── Source material ──

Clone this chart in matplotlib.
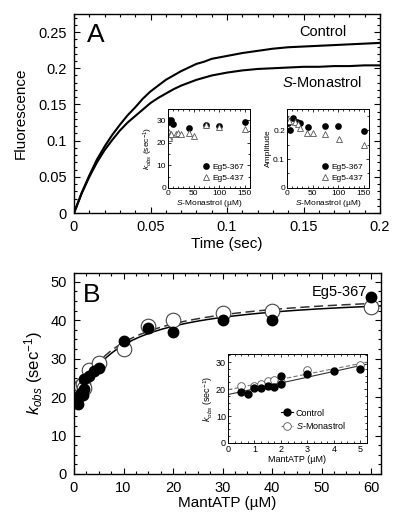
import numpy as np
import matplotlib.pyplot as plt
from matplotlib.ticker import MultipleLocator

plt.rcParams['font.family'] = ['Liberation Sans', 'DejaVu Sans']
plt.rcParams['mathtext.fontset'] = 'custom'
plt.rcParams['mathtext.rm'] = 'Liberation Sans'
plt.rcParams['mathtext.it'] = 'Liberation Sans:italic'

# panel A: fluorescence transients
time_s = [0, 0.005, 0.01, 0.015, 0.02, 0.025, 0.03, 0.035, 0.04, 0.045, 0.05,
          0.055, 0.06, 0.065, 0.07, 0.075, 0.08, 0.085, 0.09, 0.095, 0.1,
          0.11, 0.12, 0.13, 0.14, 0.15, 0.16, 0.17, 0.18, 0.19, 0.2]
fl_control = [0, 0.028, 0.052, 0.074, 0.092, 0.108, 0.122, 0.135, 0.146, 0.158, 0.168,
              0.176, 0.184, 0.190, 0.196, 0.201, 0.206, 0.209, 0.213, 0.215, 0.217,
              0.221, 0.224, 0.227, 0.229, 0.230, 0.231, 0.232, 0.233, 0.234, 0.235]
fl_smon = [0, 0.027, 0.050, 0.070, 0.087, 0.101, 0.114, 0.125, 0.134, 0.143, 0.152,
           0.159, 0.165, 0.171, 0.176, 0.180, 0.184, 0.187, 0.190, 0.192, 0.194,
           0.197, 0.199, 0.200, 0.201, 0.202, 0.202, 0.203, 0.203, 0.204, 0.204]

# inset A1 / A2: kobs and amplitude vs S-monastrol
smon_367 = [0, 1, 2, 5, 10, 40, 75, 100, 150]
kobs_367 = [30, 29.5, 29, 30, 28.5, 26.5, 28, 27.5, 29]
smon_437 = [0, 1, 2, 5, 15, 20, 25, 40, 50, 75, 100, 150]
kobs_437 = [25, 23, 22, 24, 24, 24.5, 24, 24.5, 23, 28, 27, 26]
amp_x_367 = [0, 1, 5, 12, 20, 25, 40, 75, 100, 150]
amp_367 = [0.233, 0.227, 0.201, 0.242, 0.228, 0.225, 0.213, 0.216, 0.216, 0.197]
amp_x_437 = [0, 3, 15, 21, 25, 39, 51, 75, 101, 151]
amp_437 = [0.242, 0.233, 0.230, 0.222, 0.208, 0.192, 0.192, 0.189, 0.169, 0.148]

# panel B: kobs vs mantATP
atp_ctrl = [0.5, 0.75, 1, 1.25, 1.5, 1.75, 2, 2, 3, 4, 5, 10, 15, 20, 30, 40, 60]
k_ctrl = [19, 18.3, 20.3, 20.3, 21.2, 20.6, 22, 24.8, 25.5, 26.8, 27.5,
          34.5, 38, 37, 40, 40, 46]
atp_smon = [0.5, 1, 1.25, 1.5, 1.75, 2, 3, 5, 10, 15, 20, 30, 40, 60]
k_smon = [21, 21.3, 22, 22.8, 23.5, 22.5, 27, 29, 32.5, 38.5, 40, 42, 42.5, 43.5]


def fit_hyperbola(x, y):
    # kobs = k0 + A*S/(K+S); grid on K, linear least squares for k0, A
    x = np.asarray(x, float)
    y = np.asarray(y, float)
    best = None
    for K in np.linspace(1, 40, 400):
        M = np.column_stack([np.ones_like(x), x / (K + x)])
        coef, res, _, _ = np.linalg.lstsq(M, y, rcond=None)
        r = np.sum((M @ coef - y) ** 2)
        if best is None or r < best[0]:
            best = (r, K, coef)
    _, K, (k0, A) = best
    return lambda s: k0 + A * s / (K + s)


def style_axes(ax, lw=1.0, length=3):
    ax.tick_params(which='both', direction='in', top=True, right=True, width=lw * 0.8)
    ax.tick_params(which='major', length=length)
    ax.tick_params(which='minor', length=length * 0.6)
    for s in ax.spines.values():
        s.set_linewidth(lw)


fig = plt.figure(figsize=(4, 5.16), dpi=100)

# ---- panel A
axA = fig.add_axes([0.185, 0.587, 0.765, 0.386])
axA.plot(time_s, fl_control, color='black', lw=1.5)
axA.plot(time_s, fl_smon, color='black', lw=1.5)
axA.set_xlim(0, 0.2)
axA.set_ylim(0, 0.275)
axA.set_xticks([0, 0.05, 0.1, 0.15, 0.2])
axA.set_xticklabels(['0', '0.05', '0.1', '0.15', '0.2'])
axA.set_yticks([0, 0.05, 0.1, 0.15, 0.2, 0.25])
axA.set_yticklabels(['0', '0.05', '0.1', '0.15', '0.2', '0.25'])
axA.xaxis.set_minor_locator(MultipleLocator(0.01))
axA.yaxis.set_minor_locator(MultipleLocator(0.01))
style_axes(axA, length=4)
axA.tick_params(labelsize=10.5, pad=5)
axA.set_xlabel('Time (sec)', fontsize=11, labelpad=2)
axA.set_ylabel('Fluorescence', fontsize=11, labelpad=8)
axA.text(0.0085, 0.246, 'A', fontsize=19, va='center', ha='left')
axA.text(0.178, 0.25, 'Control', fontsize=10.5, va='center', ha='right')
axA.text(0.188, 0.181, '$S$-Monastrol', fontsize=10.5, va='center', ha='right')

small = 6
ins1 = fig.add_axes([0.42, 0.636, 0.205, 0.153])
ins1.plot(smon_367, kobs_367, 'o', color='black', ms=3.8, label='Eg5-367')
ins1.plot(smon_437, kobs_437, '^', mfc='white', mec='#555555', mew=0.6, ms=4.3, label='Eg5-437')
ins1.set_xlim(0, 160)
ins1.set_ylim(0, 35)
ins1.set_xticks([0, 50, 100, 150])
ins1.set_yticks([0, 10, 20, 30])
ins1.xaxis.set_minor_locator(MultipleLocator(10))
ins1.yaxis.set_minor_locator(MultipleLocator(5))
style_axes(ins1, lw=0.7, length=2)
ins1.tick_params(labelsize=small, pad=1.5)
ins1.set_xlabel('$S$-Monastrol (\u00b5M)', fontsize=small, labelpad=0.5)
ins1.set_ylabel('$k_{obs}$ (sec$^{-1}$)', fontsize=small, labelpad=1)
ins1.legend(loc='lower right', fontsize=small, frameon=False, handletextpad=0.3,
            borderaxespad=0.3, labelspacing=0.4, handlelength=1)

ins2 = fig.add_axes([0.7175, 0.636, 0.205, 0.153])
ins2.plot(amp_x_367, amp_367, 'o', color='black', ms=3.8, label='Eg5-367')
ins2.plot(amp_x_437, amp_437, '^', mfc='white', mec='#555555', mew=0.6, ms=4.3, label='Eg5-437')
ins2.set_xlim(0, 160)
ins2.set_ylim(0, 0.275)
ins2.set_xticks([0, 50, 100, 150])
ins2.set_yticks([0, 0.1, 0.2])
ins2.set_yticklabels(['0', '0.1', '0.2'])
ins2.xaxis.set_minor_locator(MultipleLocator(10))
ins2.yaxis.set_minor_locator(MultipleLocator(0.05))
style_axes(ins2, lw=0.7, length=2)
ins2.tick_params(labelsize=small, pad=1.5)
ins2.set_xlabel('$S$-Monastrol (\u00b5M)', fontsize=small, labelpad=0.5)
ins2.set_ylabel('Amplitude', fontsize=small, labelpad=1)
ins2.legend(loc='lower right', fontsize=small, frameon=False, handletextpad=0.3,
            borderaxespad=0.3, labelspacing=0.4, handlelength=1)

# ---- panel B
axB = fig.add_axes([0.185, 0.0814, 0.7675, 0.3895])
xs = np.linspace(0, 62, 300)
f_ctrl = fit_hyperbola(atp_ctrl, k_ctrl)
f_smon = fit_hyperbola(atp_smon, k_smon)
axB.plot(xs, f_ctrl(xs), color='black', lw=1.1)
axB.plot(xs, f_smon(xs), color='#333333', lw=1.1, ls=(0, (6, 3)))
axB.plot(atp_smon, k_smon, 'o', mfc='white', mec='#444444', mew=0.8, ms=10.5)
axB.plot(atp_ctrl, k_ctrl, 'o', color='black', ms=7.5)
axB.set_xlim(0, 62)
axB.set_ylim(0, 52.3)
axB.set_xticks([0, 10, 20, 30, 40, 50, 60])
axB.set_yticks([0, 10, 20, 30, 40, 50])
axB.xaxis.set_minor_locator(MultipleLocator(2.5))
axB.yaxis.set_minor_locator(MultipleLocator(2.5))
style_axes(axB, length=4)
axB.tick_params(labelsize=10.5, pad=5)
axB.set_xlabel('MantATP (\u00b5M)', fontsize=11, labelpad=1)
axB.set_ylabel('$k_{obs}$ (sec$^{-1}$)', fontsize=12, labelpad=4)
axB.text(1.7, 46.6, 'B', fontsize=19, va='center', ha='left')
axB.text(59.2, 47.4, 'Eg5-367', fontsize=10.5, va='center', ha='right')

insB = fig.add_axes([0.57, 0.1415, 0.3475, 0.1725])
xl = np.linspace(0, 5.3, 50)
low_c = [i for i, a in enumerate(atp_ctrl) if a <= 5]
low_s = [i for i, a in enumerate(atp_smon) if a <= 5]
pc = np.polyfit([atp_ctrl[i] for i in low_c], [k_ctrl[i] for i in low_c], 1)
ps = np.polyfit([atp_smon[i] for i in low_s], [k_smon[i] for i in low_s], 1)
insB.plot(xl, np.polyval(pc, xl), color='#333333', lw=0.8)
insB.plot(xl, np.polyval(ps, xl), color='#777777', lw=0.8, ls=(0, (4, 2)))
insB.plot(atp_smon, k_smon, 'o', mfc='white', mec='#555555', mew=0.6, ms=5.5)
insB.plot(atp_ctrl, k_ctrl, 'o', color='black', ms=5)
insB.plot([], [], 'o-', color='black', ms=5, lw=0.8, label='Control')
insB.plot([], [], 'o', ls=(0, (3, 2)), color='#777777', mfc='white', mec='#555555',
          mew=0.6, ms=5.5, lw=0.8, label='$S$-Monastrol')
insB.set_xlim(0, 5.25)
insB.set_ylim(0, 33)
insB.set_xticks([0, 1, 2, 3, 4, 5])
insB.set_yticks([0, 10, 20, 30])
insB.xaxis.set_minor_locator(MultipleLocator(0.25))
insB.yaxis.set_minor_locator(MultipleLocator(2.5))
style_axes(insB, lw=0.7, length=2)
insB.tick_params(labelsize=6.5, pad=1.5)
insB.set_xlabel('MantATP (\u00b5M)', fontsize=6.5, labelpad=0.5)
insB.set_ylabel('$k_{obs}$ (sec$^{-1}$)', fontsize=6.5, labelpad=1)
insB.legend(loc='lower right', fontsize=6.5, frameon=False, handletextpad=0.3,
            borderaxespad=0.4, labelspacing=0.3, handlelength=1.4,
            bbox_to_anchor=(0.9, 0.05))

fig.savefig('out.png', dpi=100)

───

▶ _Exercise requirements_: Return the material line for line, from its beginning to the line that contains "plt.rcParams['mathtext.it'] = 'Liberation", with the pictures left out.

▶ _Response below_:
Clone this chart in matplotlib.
import numpy as np
import matplotlib.pyplot as plt
from matplotlib.ticker import MultipleLocator

plt.rcParams['font.family'] = ['Liberation Sans', 'DejaVu Sans']
plt.rcParams['mathtext.fontset'] = 'custom'
plt.rcParams['mathtext.rm'] = 'Liberation Sans'
plt.rcParams['mathtext.it'] = 'Liberation Sans:italic'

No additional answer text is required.